Github Repository: cs123_wiki_proj CS12300 Big Data Project - Julian McClellan, Andy Zhu, Bobby Adusumilli
mapreduce_step1.py - MRJob function to take raw Wikipedia data and remove unnecessary lines that cannot have inlinks, as well as remove percent encoding and put the relevant datetime for each entry. Output went to s3://wikitrafv2big/oct2008_en_step1/
mapreduce_step2.py - MRJob function that takes the output from mapreduce_step1.py, as well as a Wikipedia pagename, and finds all of the hourly pageviews and bytes for each homepage and the corresponding inlinks. This incorporates a JSON file for the homepage to calculate the appropriate bytes ratio for each page. We used this initially for our data analysis, but realized using mapreduce_step2_no_json.py would be more efficient.
mapreduce_step2_no_json.py - MRJOB function that takes the output from mapreduce_step1.py, as well as a Wikipedia pagename, and finds all of the hourly pageviews and bytes for each homepage and the corresponding inlinks. The output went to s3://wikitrafv2big/oct2008_en_step2/test/. Output then processed by batch_to_csv.py to perform data analysis in R.
mrjob_avg_bytes.py - MRJob function to calculate the average bytes value for a given pagename over a given dataset.
opening_wikipedia_files.txt - Text file on how to open Wikipedia data from AWS and transfer it to a local machine. Relevant for when we initially started the project.
inverse.py - Contains a function that uses links.txt which lists all pages and their outlinks, and effectively creates a dictionary that inverts it. So, the new dictionary lists all pages and their inlinks. This is then dumped to a file in the directory called 'links'
inlinks.py - Contains wiki_homepages functionthat returns a list of inlinks given a pagename by using the 'links' json-encoded dict and the titles-sorted.txt file to convert page numbers into actual titles. This file also contains various functions that either dump a subset of 'links', where each page contains one to five inlinks, or loads a json dump and returns a small dict with page titles and specified inlinks for each.
network_analysis.py - Uses 'links' to create certain network graphs.

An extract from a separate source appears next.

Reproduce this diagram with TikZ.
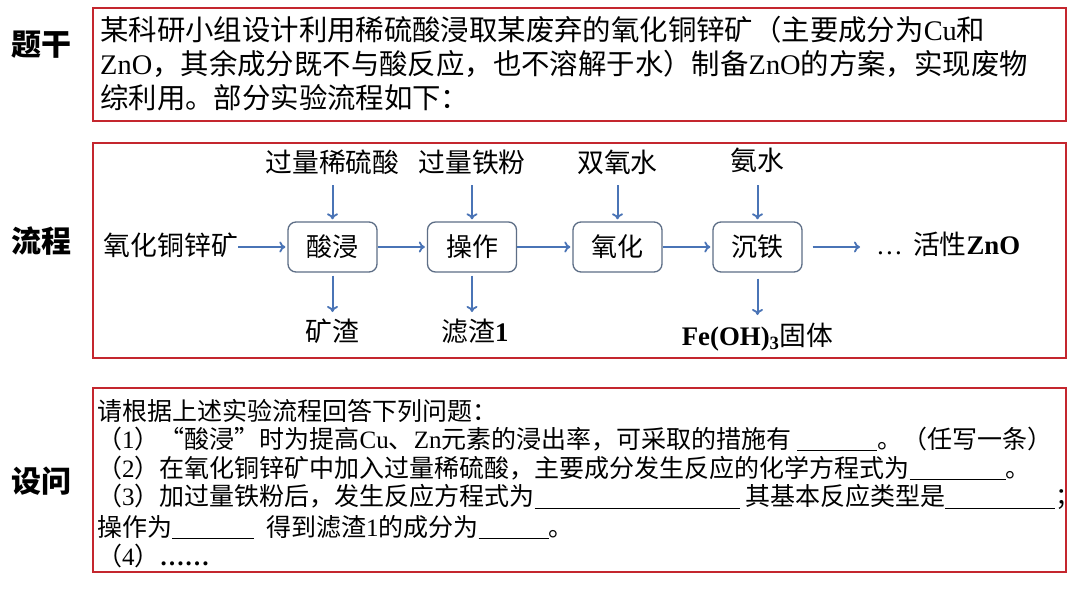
\documentclass[tikz,border=0pt]{standalone}
\usepackage{fontspec}
\setmainfont{Liberation Serif}
\newfontfamily\cjk{Noto Sans CJK SC}
\usetikzlibrary{arrows.meta}
\definecolor{frame}{HTML}{C4262E}
\definecolor{flow}{HTML}{4A74B6}
\definecolor{pbox}{HTML}{5D6E86}
\newcommand\lt[1]{{\rmfamily #1}}
\newcommand\blank[1]{\rule[-3pt]{#1pt}{0.9pt}}
\tikzset{
  redbox/.style={draw=frame,line width=2.2pt,fill=white},
  side/.style={font=\fontsize{30}{32}\cjk\bfseries},
  stem/.style={anchor=west,inner sep=0pt,font=\fontsize{28.4}{30}\cjk},
  ask/.style={anchor=west,inner sep=0pt,font=\fontsize{25}{27}\cjk},
  proc/.style={draw=pbox,line width=1.3pt,rounded corners=8pt,fill=white,minimum width=89pt,minimum height=50pt,inner sep=0pt,font=\fontsize{26}{28}\cjk},
  lab/.style={inner sep=0pt,font=\fontsize{26.8}{28}\cjk},
  arr/.style={draw=flow,line width=2pt,shorten >=2pt,-{To[length=6pt,width=11pt,line width=1.8pt]}}
}
\begin{document}
\begin{tikzpicture}[x=1pt,y=-1pt]
\useasboundingbox (0,0) rectangle (1080,608);
\fill[white] (0,0) rectangle (1080,608);
% side labels
\node[side] (s1) at (42,45) {题干};
\node[side] (s2) at (42,241) {流程};
\node[side] (s3) at (42,481) {设问};
% frames
\draw[redbox] (93,8) rectangle (1066,121);
\draw[redbox] (93,143) rectangle (1066,358);
\draw[redbox] (93,388) rectangle (1066,572);
% stem text
\node[stem] (l1) at (100,30) {某科研小组设计利用稀硫酸浸取某废弃的氧化铜锌矿（主要成分为\lt{Cu}和};
\node[stem] (l2) at (100,64) {\lt{ZnO}，其余成分既不与酸反应，也不溶解于水）制备\lt{ZnO}的方案，实现废物};
\node[stem] (l3) at (100,98) {综利用。部分实验流程如下：};
% process
\node[lab,anchor=east] (src) at (238,245) {氧化铜锌矿};
\node[proc] (b1) at (332.5,247) {酸浸};
\node[proc] (b2) at (472,247) {操作};
\node[proc] (b3) at (617.5,247) {氧化};
\node[proc] (b4) at (757.5,247) {沉铁};
\node[lab] (t1) at (332.5,162) {过量稀硫酸};
\node[lab] (t2) at (472,162) {过量铁粉};
\node[lab] (t3) at (617.5,162) {双氧水};
\node[lab] (t4) at (757.5,160) {氨水};
\node[lab] (d1) at (332.5,331) {矿渣};
\node[lab] (d2) at (475,331) {滤渣\lt{\bfseries 1}};
\node[lab] (d3) at (757.5,337) {\lt{\bfseries Fe(OH)$_{\mathbf 3}$}固体};
\node[lab,anchor=west] (out) at (876,244) {\lt{…}\hspace{10pt}活性\lt{\bfseries ZnO}};
\coordinate (outtip) at (862,247);
% arrows
\draw[arr] (src.east |- b1.west) -- (b1.west);
\draw[arr] (b1.east) -- (b2.west);
\draw[arr] (b2.east) -- (b3.west);
\draw[arr] (b3.east) -- (b4.west);
\draw[arr] ([xshift=10pt]b4.east) -- (outtip);
\draw[arr] (b1.north |- 0,185) -- (b1.north);
\draw[arr] (b2.north |- 0,185) -- (b2.north);
\draw[arr] (b3.north |- 0,185) -- (b3.north);
\draw[arr] (b4.north |- 0,185) -- (b4.north);
\draw[arr] ([yshift=-3pt]b1.south) -- (b1.south |- 0,314);
\draw[arr] ([yshift=-3pt]b2.south) -- (b2.south |- 0,314);
\draw[arr] ([yshift=-6pt]b4.south) -- (b4.south |- 0,317);
% questions
\node[ask] (q0) at (97,411) {请根据上述实验流程回答下列问题：};
\node[ask] (q1) at (97,439) {（\lt{1}）“酸浸”时为提高\lt{Cu}、\lt{Zn}元素的浸出率，可采取的措施有 \blank{80}。（任写一条）};
\node[ask] (q2) at (97,468) {（\lt{2}）在氧化铜锌矿中加入过量稀硫酸，主要成分发生反应的化学方程式为\blank{96}。};
\node[ask] (q3) at (97,497) {（\lt{3}）加过量铁粉后，发生反应方程式为\blank{205} 其基本反应类型是\blank{110}；};
\node[ask] (q4) at (97,527) {操作为\blank{82}\hspace{12pt}得到滤渣\lt{1}的成分为\blank{70}。};
\node[ask] (q5) at (97,556) {（\lt{4}）\lt{\bfseries ……}};
\end{tikzpicture}
\end{document}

After specifying a pagename, the graph_from_page function creates a set of nodes starting with pagename, and recursively branches out from each inlink to create inlinks of inlinks, etc. depending on the num_of_steps parameter.
jm/to_csv.py - Deprecated in favor of batch_to_csv.py
jm/to_csv_bytesonly.py - Deprecated in favor of batch_to_csv.py
jm/batch_to_csv.py - Python file to convert mrjob output to CSV files that R can open and begin constructing linear models with.
jm/initial_work/aws_workspace.py - A file I to launch an EC2 instance and attach our volume of data to it.
jm/initial_work/enonly.sh - This bash script is utilized to filter non-English entries from our uncompressed data files.
jm/initial_work/filter_node.py - Python Script to create nodes that will filter out lines in our traffic data not beginning with "en" over a certain date range.
jm/initial_work/mount_s3.sh - This is a quick script utilizing the commands present on the cheatsheet from on the class website to quickly mount our S3 Bucket to an instance.
jm/initial_work/redo.sh - I made this bash script to remove the offending (0 size) files and have unzip.sh put a fresh copy in so I could do some quick experiments. See file comment header for further details.
jm/initial_work/start_filter.sh - This is a script that when run, mounts our S3 bucket onto the instance and then enables the removal of non-english entries in the data by utilizing the enonly.sh script.
unzip.sh - This bash script, when inserted into a backup volume in which compressed Wikipedia pagecounts info, will check what decompressed versions of the files are in our S3 Bucket (mounted to the instance via s3fs). If our S3 Bucket is missing decompressed versions of the files, we will replace it with a freshly decompressed files from the backup volume.